EXERCISE INSTRUCTIONS: Retype the opening lines of the data exactly, stopping after the line that contains "ax.yaxis.set_label_coords(-0.1, 0.56)". Skip every picture.

INFORMATION SUPPLIED:
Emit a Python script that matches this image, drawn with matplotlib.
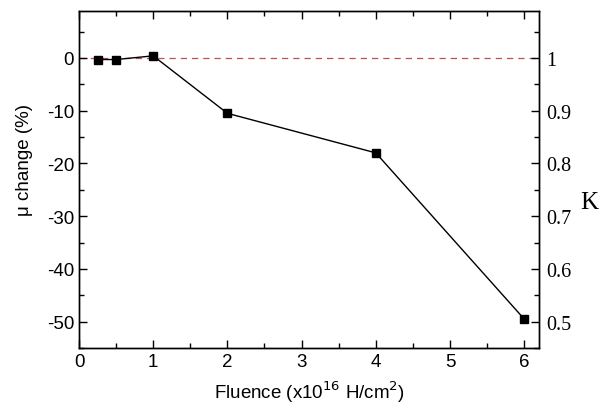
import matplotlib
matplotlib.use('Agg')
import matplotlib.pyplot as plt
from matplotlib.ticker import MultipleLocator

# data
fluence = [0.25, 0.5, 1, 2, 4, 6]
mu_change = [-0.3, -0.3, 0.4, -10.5, -18.0, -49.5]

plt.rcParams['font.family'] = ['Liberation Sans', 'DejaVu Sans']
plt.rcParams['axes.unicode_minus'] = False

fig = plt.figure(figsize=(6.04, 4.10), dpi=100)
ax = fig.add_axes([0.1308, 0.1488, 0.7616, 0.8219])

ax.axhline(0, color='#c05050', lw=0.9, ls=(0, (5, 4)), zorder=1)
ax.plot(fluence, mu_change, color='black', lw=1.0, marker='s', ms=5.5, zorder=3)

ax.set_xlim(0, 6.2)
ax.set_ylim(-55, 8.9)
ax.xaxis.set_major_locator(MultipleLocator(1))
ax.xaxis.set_minor_locator(MultipleLocator(0.5))
ax.yaxis.set_major_locator(MultipleLocator(10))
ax.yaxis.set_minor_locator(MultipleLocator(5))
ax.tick_params(which='both', direction='in', top=True, labelsize=13.5, width=1)
ax.tick_params(which='major', length=6)
ax.tick_params(which='minor', length=3.5)
ax.set_xlabel('Fluence (x10$^{16}$ H/cm$^{2}$)', fontsize=13.5, labelpad=6)
ax.set_ylabel('μ change (%)', fontsize=13.5, labelpad=12)
ax.yaxis.set_label_coords(-0.1, 0.56)

# right axis: K = 1 + change/100
ax2 = ax.twinx()
ax2.set_ylim(1 - 0.55, 1 + 0.089)
ax2.yaxis.set_major_locator(MultipleLocator(0.1))
ax2.yaxis.set_minor_locator(MultipleLocator(0.05))
ax2.tick_params(which='both', direction='in', width=1, pad=5)
ax2.tick_params(which='major', length=6)
ax2.tick_params(which='minor', length=3.5)
ax2.set_yticks([0.5, 0.6, 0.7, 0.8, 0.9, 1.0])
ax2.set_yticklabels(['0.5', '0.6', '0.7', '0.8', '0.9', '1'],
                    family=['Liberation Serif', 'DejaVu Serif'], fontsize=14.5)
ax2.set_ylabel('K', family=['Liberation Serif', 'DejaVu Serif'], fontsize=18,
               rotation=0, va='center', ha='center')
ax2.yaxis.set_label_coords(1.109, 0.433)

for a in (ax, ax2):
    for s in a.spines.values():
        s.set_linewidth(1)

fig.savefig('out.png', dpi=100)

TASK OUTPUT:
Emit a Python script that matches this image, drawn with matplotlib.
import matplotlib
matplotlib.use('Agg')
import matplotlib.pyplot as plt
from matplotlib.ticker import MultipleLocator

# data
fluence = [0.25, 0.5, 1, 2, 4, 6]
mu_change = [-0.3, -0.3, 0.4, -10.5, -18.0, -49.5]

plt.rcParams['font.family'] = ['Liberation Sans', 'DejaVu Sans']
plt.rcParams['axes.unicode_minus'] = False

fig = plt.figure(figsize=(6.04, 4.10), dpi=100)
ax = fig.add_axes([0.1308, 0.1488, 0.7616, 0.8219])

ax.axhline(0, color='#c05050', lw=0.9, ls=(0, (5, 4)), zorder=1)
ax.plot(fluence, mu_change, color='black', lw=1.0, marker='s', ms=5.5, zorder=3)

ax.set_xlim(0, 6.2)
ax.set_ylim(-55, 8.9)
ax.xaxis.set_major_locator(MultipleLocator(1))
ax.xaxis.set_minor_locator(MultipleLocator(0.5))
ax.yaxis.set_major_locator(MultipleLocator(10))
ax.yaxis.set_minor_locator(MultipleLocator(5))
ax.tick_params(which='both', direction='in', top=True, labelsize=13.5, width=1)
ax.tick_params(which='major', length=6)
ax.tick_params(which='minor', length=3.5)
ax.set_xlabel('Fluence (x10$^{16}$ H/cm$^{2}$)', fontsize=13.5, labelpad=6)
ax.set_ylabel('μ change (%)', fontsize=13.5, labelpad=12)
ax.yaxis.set_label_coords(-0.1, 0.56)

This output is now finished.